**Data shown**
──────────────────────────────
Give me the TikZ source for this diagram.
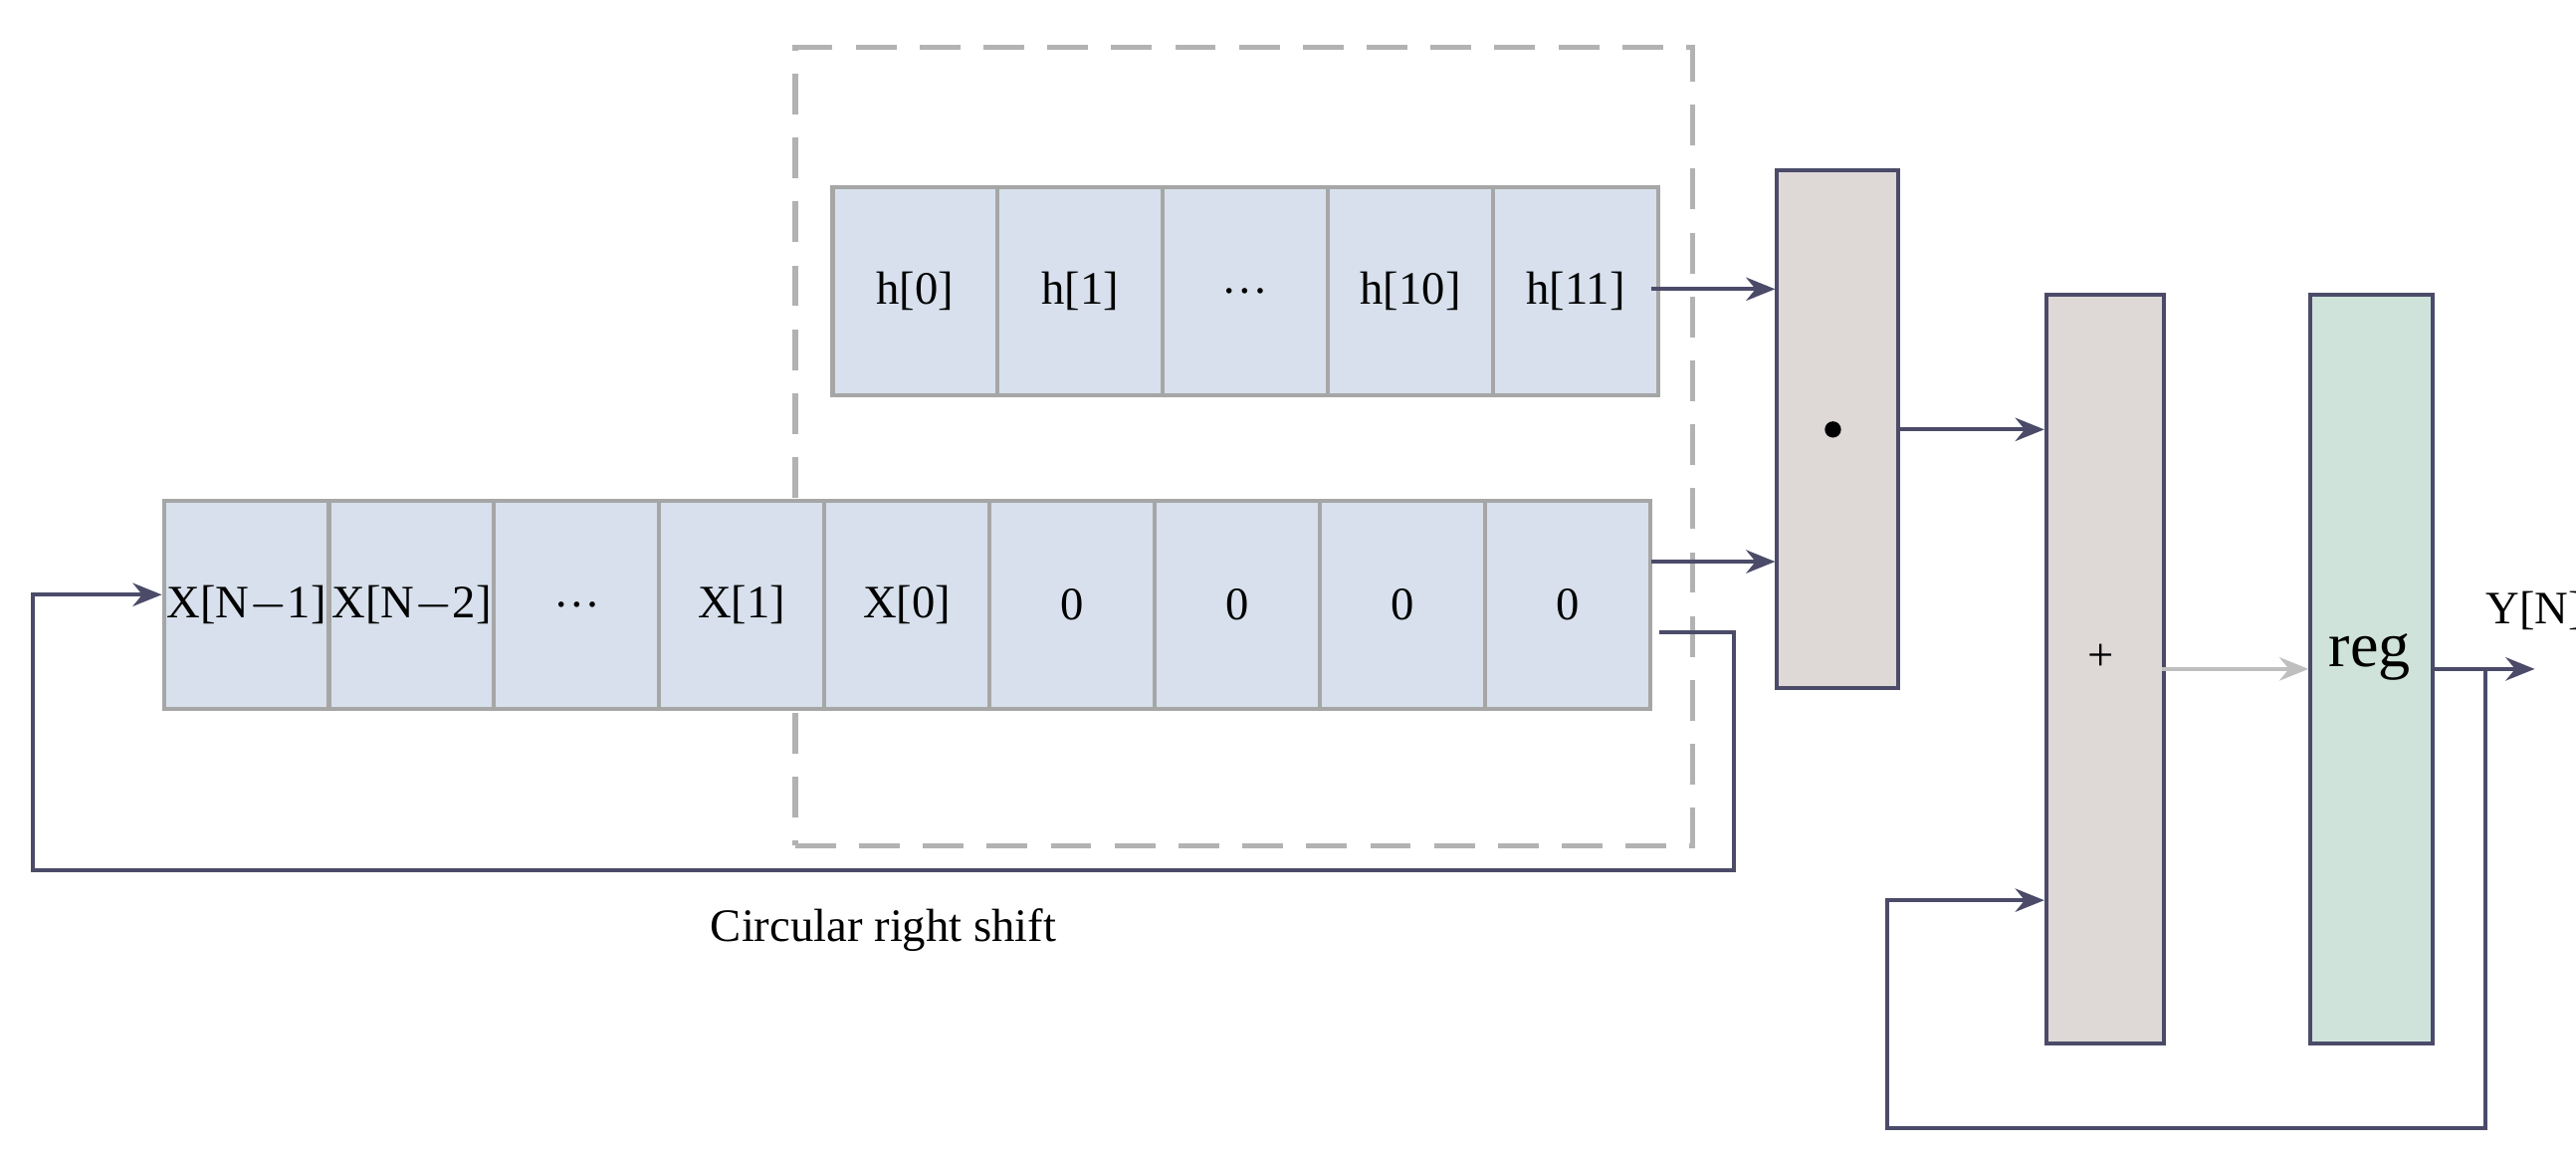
\documentclass[tikz,border=0pt]{standalone}
\usepackage{fontspec}
\setmainfont{Liberation Serif}
\usetikzlibrary{arrows.meta}
\definecolor{cellb}{RGB}{215,224,236}
\definecolor{opf}{RGB}{222,216,214}
\definecolor{regf}{RGB}{207,227,218}
\definecolor{ln}{RGB}{75,75,105}
\begin{document}
\begin{tikzpicture}[x=0.01cm,y=-0.01cm,
 cell/.style={draw=gray!70,fill=cellb,line width=0.7pt,minimum width=1cm,minimum height=1.26cm,inner sep=0,font=\fontsize{8}{10}\selectfont,anchor=north west},
 op/.style={draw=ln,fill=opf,line width=0.7pt,inner sep=0,anchor=north west},
 arr/.style={draw=ln,line width=0.7pt,-{Stealth[length=5pt,width=4pt]}},
 ln/.style={draw=ln,line width=0.7pt}]
\useasboundingbox (0,0) rectangle (1560,700);
\node[draw=gray!60,line width=0.9pt,minimum width=5.43cm,minimum height=4.83cm,anchor=north west,dash pattern=on 7pt off 4pt] (dash) at (480,27) {};
\foreach \t [count=\i from 0] in {h[0],h[1],\dots,h[10],h[11]}
  \node[cell] (h\i) at (503+\i*100,112) {\t};
\foreach \t [count=\i from 0] in {X[N$-$1],X[N$-$2],\dots,X[1],X[0],0,0,0,0}
  \node[cell] (x\i) at (98+\i*100,302) {\t};
\node[op,minimum width=0.73cm,minimum height=3.13cm] (mul) at (1075,102) {};
\fill (1110,260) circle (1.4pt);
\node[op,minimum width=0.71cm,minimum height=4.53cm] (add) at (1238,177) {};
\node[font=\fontsize{8}{10}\selectfont] at (1272,398) {+};
\node[op,fill=regf,minimum width=0.74cm,minimum height=4.53cm] (reg) at (1398,177) {};
\node[font=\fontsize{11}{12}\selectfont] at (1435,398) {reg};
\coordinate (hm) at (1075,175); \coordinate (xm) at (1075,340);
\draw[arr] (1000,175) -- (hm);
\draw[arr] (1000,340) -- (xm);
\draw[arr] (1148,260) -- (1238,260);
\draw[arr,draw=gray!50] (1309,405) -- (1398,405);
\coordinate (yo) at (1535,405);
\draw[arr] (1472,405) -- (yo);
\node[font=\fontsize{8}{10}\selectfont] at (1535,370) {Y[N]};
\draw[arr] (1505,405) -- (1505,683) -- (1143,683) -- (1143,545) -- (1238,545);
\draw[arr] (1005,383) -- (1050,383) -- (1050,527) -- (20,527) -- (20,360) -- (98,360);
\node[font=\fontsize{8}{10}\selectfont] at (535,563) {Circular right shift};
\end{tikzpicture}
\end{document}
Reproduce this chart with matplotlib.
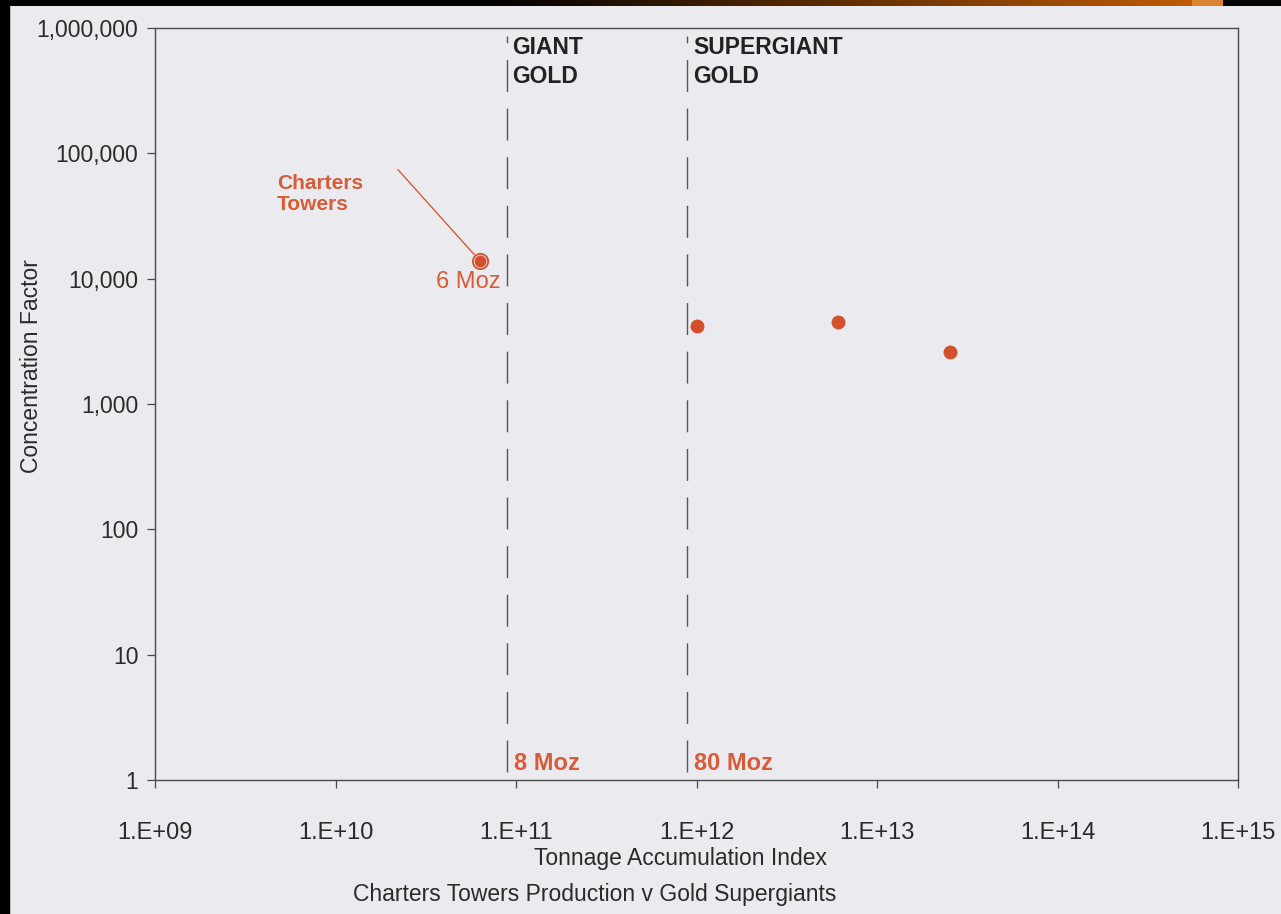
──────────────────────────────
**Exercise directions**
Transcribe the listing in full and omit the pictures.

**Exercise answer**
Give me the TikZ source for this diagram.
\documentclass[tikz,border=0pt]{standalone}
\usepackage{fontspec}
\setmainfont{Liberation Serif}
\usetikzlibrary{arrows.meta}
\definecolor{cellb}{RGB}{215,224,236}
\definecolor{opf}{RGB}{222,216,214}
\definecolor{regf}{RGB}{207,227,218}
\definecolor{ln}{RGB}{75,75,105}
\begin{document}
\begin{tikzpicture}[x=0.01cm,y=-0.01cm,
 cell/.style={draw=gray!70,fill=cellb,line width=0.7pt,minimum width=1cm,minimum height=1.26cm,inner sep=0,font=\fontsize{8}{10}\selectfont,anchor=north west},
 op/.style={draw=ln,fill=opf,line width=0.7pt,inner sep=0,anchor=north west},
 arr/.style={draw=ln,line width=0.7pt,-{Stealth[length=5pt,width=4pt]}},
 ln/.style={draw=ln,line width=0.7pt}]
\useasboundingbox (0,0) rectangle (1560,700);
\node[draw=gray!60,line width=0.9pt,minimum width=5.43cm,minimum height=4.83cm,anchor=north west,dash pattern=on 7pt off 4pt] (dash) at (480,27) {};
\foreach \t [count=\i from 0] in {h[0],h[1],\dots,h[10],h[11]}
  \node[cell] (h\i) at (503+\i*100,112) {\t};
\foreach \t [count=\i from 0] in {X[N$-$1],X[N$-$2],\dots,X[1],X[0],0,0,0,0}
  \node[cell] (x\i) at (98+\i*100,302) {\t};
\node[op,minimum width=0.73cm,minimum height=3.13cm] (mul) at (1075,102) {};
\fill (1110,260) circle (1.4pt);
\node[op,minimum width=0.71cm,minimum height=4.53cm] (add) at (1238,177) {};
\node[font=\fontsize{8}{10}\selectfont] at (1272,398) {+};
\node[op,fill=regf,minimum width=0.74cm,minimum height=4.53cm] (reg) at (1398,177) {};
\node[font=\fontsize{11}{12}\selectfont] at (1435,398) {reg};
\coordinate (hm) at (1075,175); \coordinate (xm) at (1075,340);
\draw[arr] (1000,175) -- (hm);
\draw[arr] (1000,340) -- (xm);
\draw[arr] (1148,260) -- (1238,260);
\draw[arr,draw=gray!50] (1309,405) -- (1398,405);
\coordinate (yo) at (1535,405);
\draw[arr] (1472,405) -- (yo);
\node[font=\fontsize{8}{10}\selectfont] at (1535,370) {Y[N]};
\draw[arr] (1505,405) -- (1505,683) -- (1143,683) -- (1143,545) -- (1238,545);
\draw[arr] (1005,383) -- (1050,383) -- (1050,527) -- (20,527) -- (20,360) -- (98,360);
\node[font=\fontsize{8}{10}\selectfont] at (535,563) {Circular right shift};
\end{tikzpicture}
\end{document}
Reproduce this chart with matplotlib.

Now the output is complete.